Find all the lines with "Write" and gather them.

# start of Task input

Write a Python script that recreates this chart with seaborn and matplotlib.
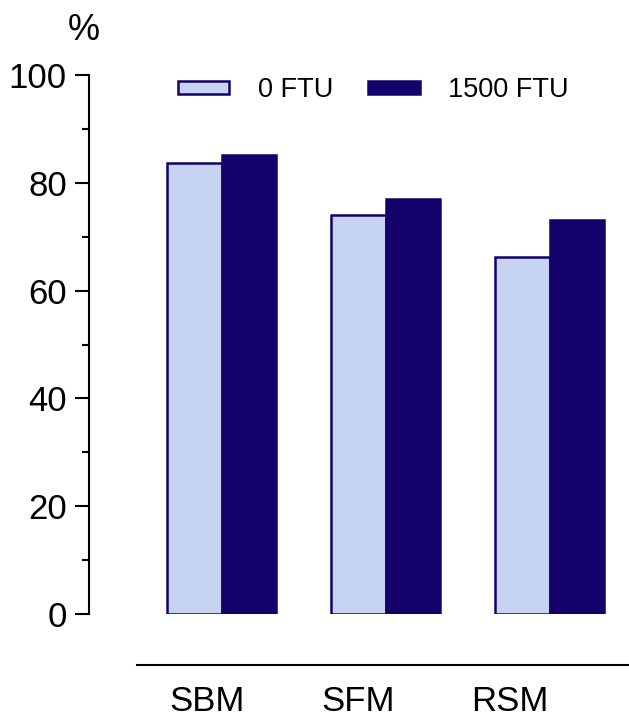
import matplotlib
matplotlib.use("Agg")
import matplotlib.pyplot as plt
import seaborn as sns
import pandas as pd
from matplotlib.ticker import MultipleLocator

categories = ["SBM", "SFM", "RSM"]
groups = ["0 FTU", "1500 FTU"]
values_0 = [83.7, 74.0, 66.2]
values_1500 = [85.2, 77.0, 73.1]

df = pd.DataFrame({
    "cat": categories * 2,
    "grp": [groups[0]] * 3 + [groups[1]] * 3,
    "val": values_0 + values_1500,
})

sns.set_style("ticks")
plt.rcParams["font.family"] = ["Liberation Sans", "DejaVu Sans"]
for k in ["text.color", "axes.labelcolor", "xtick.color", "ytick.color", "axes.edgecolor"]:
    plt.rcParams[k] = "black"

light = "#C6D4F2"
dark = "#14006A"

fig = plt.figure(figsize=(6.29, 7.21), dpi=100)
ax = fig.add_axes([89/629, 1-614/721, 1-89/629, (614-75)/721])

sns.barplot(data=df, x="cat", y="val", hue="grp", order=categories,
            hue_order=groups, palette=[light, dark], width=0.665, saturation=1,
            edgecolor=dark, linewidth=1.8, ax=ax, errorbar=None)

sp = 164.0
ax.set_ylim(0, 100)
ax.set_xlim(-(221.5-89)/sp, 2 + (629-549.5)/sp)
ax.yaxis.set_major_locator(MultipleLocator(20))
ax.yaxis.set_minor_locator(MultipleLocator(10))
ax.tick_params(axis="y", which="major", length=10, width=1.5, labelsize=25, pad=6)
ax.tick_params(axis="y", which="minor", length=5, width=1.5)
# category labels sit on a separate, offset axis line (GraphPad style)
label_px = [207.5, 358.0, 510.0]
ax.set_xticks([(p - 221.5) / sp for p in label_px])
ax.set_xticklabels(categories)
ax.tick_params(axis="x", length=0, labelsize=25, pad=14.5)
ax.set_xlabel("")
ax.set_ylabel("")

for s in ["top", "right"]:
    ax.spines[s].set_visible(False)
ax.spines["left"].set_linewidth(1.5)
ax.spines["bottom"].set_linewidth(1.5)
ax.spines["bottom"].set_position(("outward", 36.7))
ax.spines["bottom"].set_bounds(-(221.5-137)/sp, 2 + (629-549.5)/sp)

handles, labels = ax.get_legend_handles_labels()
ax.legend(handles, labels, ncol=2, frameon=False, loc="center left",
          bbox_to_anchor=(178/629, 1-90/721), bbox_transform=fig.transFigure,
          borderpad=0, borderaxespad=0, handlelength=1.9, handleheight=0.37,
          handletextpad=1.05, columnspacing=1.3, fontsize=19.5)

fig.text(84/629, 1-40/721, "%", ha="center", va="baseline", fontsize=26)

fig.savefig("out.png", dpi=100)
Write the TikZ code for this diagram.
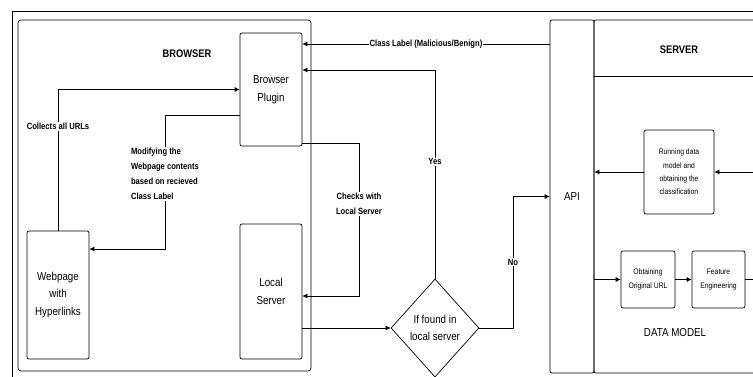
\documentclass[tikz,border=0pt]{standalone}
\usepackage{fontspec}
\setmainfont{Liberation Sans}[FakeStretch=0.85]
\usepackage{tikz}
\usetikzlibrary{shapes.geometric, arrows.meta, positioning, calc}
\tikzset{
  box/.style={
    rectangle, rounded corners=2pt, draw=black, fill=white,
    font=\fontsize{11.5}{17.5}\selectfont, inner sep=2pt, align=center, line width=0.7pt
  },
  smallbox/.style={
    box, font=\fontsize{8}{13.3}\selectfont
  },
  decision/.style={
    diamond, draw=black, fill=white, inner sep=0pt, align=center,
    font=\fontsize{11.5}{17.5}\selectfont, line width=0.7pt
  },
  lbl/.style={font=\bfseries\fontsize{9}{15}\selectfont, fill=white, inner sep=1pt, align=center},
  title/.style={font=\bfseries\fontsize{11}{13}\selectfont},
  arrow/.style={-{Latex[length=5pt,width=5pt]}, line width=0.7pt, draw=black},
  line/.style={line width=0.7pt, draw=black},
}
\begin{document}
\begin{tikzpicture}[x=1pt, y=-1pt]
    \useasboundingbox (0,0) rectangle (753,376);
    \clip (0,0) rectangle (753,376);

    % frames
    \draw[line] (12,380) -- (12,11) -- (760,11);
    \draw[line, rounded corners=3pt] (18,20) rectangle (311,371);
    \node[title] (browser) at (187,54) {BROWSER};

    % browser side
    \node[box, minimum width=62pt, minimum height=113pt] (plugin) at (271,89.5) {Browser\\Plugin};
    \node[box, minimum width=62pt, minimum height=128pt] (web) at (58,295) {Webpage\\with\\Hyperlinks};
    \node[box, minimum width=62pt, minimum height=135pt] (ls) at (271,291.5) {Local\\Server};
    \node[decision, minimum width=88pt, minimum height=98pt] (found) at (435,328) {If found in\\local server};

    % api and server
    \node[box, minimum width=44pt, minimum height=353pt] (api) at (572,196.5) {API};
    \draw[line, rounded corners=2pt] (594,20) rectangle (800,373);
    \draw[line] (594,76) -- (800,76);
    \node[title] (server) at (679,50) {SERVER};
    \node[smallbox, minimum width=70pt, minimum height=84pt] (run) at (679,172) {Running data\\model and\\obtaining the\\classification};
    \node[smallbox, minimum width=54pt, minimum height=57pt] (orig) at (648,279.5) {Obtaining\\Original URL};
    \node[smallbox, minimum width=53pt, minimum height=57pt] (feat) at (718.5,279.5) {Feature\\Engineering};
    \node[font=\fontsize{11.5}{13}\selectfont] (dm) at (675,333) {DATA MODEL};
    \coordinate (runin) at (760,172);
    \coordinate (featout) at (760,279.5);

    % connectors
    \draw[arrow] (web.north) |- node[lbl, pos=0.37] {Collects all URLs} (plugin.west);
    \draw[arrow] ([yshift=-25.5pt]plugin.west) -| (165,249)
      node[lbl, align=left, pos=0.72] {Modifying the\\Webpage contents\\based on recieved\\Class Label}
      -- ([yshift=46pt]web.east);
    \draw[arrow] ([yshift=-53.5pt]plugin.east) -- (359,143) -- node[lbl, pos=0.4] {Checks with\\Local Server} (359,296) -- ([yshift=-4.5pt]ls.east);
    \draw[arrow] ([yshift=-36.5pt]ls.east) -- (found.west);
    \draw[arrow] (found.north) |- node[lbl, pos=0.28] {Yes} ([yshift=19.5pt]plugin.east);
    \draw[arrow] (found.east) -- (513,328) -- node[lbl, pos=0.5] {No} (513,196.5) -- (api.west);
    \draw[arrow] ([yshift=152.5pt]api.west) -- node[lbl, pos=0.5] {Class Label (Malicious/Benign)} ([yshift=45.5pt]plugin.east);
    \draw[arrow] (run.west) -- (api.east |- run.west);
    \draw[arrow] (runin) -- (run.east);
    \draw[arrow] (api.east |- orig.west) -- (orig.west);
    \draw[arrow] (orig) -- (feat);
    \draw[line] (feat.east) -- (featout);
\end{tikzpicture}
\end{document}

# end of Task input

Written response:
Write a Python script that recreates this chart with seaborn and matplotlib.
Write the TikZ code for this diagram.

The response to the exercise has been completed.